There are so many things to do between work, home maintenance, schoolboy activities, community stuff. It’s sometimes hard to imagine getting it all done. I wonder about the choices I’ve made to get involved in so much. It just makes me feel so unreliable when I get sick and it all topples for a while. People count on me. Organizations seek out my leadership. How will the world survive? Very well, thank you.
I used to think my patients could only work with me, that I was the only one who really understood them and knew how to treat them. I used to be more involved with their overall care. I used to wonder how they would manage if I were to die. I was also involved in many large issues and efforts and thought of myself as indispensable to my community.
Then I got sick. Three years ago, I had to abdicate my self-coronated throne and leave life for a while. It was an incredible struggle as I worked to get better as fast as possible. I knew that so many people needed me. I couldn’t let them down.
The weeks and months wore on and I slowly discovered that I was not nearly as important as I thought. My patients found other practitioners or found that they actually could manage without my therapy. The PTA was limping along before I took over and continued limping along after I left. People either stepped in or things went undone. Either way, life went on. It was quite an ego smasher of a time.
I thought often about how we are like footprints in the sand. Not like that old, worn out Jesus story, but more like the actual print in the sand. Our presence is so temporary and obvious for a time. When we leave or die, our presence fades and washes away, eventually leaving no trace. it made me question life’s purpose.
Our attachment to “leaving a mark” is all about making sure that our footprint stays clear for all to see and even to trip over. It’s unbearable for us to think that we could be forgotten or unacknowledged for having lived. It’s too hard to consider that generations will go by and all but a few will become completely lost among the millions of names in the graveyards of the world.

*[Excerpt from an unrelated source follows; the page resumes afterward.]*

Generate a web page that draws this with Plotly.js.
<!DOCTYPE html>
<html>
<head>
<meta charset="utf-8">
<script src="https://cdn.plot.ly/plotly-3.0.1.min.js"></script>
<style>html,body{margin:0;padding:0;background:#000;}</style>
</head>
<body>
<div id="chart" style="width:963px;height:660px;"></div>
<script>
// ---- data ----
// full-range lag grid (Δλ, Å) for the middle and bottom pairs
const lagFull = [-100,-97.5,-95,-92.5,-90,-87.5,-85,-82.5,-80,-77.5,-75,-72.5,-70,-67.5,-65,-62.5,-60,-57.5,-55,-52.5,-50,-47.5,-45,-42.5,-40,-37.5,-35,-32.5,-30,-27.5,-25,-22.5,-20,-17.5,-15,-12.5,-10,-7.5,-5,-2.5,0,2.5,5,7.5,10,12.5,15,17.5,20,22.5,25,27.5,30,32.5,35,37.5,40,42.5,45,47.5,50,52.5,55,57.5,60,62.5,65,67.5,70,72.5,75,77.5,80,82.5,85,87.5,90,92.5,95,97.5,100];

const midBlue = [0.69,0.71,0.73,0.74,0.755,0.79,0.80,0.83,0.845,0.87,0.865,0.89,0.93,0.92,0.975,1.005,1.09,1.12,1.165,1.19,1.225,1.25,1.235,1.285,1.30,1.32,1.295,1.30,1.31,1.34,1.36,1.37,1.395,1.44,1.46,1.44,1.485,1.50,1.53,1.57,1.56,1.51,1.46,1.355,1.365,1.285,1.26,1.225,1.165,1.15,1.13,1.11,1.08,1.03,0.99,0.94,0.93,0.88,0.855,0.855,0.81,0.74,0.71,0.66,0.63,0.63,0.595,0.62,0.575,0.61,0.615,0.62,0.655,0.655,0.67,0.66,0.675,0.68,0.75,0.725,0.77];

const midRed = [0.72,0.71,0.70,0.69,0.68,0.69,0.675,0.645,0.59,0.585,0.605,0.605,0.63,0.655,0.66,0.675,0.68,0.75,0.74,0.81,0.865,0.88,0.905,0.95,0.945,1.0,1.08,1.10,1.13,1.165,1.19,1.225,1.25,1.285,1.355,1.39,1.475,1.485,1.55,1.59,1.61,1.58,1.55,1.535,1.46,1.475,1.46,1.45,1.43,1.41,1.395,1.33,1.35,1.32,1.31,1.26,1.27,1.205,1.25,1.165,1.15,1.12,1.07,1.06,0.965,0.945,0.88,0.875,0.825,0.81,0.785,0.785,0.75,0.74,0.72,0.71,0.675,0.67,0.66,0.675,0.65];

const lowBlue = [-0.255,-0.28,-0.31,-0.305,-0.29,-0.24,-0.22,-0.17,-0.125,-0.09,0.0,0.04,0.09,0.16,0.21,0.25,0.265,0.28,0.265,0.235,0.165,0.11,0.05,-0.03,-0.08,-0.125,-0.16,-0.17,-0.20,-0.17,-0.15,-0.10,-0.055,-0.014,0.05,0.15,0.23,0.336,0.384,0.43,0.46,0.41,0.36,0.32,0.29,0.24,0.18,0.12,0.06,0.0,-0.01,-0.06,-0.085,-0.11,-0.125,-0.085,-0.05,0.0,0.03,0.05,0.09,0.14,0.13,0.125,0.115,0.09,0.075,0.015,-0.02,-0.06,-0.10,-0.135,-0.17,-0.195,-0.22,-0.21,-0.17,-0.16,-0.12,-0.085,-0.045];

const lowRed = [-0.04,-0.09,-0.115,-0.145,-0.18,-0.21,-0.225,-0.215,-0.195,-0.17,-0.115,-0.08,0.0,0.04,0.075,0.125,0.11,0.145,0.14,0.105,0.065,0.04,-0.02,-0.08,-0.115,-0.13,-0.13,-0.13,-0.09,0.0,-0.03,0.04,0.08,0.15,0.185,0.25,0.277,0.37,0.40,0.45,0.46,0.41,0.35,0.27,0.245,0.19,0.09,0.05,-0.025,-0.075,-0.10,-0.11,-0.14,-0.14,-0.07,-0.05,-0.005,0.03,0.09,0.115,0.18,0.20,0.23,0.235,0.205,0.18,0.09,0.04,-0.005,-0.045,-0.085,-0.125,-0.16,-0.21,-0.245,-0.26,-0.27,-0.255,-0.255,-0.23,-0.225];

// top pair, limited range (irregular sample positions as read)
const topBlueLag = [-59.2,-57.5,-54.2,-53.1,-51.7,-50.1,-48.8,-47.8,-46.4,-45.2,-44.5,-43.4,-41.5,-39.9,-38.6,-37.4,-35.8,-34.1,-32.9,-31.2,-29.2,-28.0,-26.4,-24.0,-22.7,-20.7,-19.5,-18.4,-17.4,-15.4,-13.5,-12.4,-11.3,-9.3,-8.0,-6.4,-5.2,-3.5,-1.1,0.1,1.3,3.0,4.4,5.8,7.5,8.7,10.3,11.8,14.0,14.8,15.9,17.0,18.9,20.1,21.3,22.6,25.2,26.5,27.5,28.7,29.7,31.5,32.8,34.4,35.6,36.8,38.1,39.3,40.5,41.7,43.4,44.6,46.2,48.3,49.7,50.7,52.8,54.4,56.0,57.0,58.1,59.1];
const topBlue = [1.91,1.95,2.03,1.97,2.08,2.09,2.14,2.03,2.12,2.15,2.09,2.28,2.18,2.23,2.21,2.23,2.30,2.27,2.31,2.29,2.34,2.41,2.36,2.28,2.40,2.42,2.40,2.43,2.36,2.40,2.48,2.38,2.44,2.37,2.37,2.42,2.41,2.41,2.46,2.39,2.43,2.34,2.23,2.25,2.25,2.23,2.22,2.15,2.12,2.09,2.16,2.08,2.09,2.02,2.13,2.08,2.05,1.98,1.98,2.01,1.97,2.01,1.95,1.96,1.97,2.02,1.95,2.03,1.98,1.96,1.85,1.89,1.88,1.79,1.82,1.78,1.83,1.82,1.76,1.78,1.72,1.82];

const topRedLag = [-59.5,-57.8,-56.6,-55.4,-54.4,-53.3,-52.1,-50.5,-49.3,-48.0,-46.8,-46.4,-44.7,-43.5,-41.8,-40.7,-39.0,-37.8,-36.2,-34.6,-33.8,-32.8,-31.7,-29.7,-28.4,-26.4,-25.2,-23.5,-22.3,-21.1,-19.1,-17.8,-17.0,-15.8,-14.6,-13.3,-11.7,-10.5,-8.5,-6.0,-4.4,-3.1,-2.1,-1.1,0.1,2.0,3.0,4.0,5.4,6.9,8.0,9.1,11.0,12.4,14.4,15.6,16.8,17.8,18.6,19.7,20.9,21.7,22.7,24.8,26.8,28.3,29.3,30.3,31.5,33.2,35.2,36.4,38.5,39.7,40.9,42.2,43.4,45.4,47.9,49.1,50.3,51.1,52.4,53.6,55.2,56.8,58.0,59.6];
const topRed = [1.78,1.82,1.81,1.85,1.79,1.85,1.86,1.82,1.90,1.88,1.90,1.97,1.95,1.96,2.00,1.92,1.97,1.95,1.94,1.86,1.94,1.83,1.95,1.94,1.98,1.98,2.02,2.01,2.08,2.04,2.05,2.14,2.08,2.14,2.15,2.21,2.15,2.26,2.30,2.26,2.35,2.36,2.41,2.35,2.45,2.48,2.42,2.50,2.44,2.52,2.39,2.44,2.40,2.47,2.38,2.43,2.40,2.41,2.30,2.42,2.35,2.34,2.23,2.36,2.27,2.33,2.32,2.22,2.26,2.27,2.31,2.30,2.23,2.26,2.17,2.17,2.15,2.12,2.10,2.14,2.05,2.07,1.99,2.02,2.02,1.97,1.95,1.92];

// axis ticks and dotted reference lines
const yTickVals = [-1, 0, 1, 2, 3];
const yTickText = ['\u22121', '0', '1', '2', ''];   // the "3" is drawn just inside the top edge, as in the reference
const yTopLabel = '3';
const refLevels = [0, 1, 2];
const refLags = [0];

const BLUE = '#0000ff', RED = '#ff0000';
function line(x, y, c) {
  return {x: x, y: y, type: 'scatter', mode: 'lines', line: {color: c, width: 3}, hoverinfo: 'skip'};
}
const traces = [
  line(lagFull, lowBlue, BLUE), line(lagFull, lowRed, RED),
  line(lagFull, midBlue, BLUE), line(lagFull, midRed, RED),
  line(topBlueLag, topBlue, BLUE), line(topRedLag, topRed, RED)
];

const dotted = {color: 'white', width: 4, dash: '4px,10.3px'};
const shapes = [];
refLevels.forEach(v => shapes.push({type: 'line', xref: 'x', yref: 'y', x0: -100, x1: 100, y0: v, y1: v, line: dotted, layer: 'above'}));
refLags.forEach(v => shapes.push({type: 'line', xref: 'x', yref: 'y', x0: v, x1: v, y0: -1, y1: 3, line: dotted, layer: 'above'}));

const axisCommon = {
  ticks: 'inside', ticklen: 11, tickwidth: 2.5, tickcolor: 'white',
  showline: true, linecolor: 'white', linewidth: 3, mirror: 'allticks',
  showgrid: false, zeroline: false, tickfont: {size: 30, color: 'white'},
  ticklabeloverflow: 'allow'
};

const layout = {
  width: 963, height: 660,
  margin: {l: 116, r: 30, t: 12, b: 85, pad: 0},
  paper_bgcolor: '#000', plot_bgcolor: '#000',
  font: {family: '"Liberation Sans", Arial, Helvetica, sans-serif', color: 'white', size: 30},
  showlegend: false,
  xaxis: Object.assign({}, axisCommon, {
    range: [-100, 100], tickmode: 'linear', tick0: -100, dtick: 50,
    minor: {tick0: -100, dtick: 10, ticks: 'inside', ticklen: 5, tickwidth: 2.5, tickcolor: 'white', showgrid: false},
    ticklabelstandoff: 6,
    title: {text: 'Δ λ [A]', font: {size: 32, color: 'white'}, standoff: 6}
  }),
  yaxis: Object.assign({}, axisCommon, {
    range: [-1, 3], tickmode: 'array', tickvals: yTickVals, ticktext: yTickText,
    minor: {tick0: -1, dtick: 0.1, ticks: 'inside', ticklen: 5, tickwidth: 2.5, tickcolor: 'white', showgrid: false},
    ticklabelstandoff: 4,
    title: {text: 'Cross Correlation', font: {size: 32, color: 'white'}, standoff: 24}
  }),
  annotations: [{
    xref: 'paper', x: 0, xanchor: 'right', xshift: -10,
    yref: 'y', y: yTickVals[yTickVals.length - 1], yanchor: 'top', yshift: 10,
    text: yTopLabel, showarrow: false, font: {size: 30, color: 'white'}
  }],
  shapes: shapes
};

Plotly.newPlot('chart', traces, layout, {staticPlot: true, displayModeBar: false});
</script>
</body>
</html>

As I was in vacate mode without the vacation, I realized that I could see all of this as a living tragedy or I could see it as a liberation. This choice showed up over and over again as time went on and as I couldn’t resume my former life. I had to face the fact that whatever importance I held for people or organizations, I was not so important that they couldn’t live without me. Not that I would ever say that, but deep inside I think that’s what I really wanted to believe. I think I wanted to believe that something or someone would really fall apart without me and that I had to heal for their sake. I was THAT important.
But – no.
Everyone carried on. Space was filled. Arrangements were made. Ego smashed.
Take a breath. Start again. Maybe a little lighter this time. Maybe a little more free of care. There is a focus on healing now that is more liberating as I get to discover new dimensions, new corners of me I didn’t know were there. It’s more fun this way.
But what’s the purpose of life then? Well, I think it is simply to follow our nature, whatever that may be. A tree does not seek anything but to be a tree. It stays for a time until it’s ready to fall over and become food for the rest of the earth around it. It doesn’t need to leave a mark. It is not attached to how other trees see it. It just stands there and waves in the wind, reaches for the sun, and bears its own fruit- until it doesn’t anymore. Kind of simple.
After the most recent brush with death, I came back not wishing to leave a mark really quickly before I die. Instead I began feverishly getting rid of things, working to be sure my family is taken care of if I should go a little sooner than I expect and to disappear quietly without a trace. I’ve saved so many things to mark my life; journals, art, books, junk. In the face of death, it’s all just a lot of junk for someone else to clean up.
I want to live more like the zen monks who did their level best to simply disappear without a trace and to live without attachment to their place in the world. Their collective mark is felt by those of us who yearn for a simpler life where we chop wood and carry water and lie in the grass watching clouds go by. It’s not a tragic life. It’s a poignant life. And then it’s not. Simple.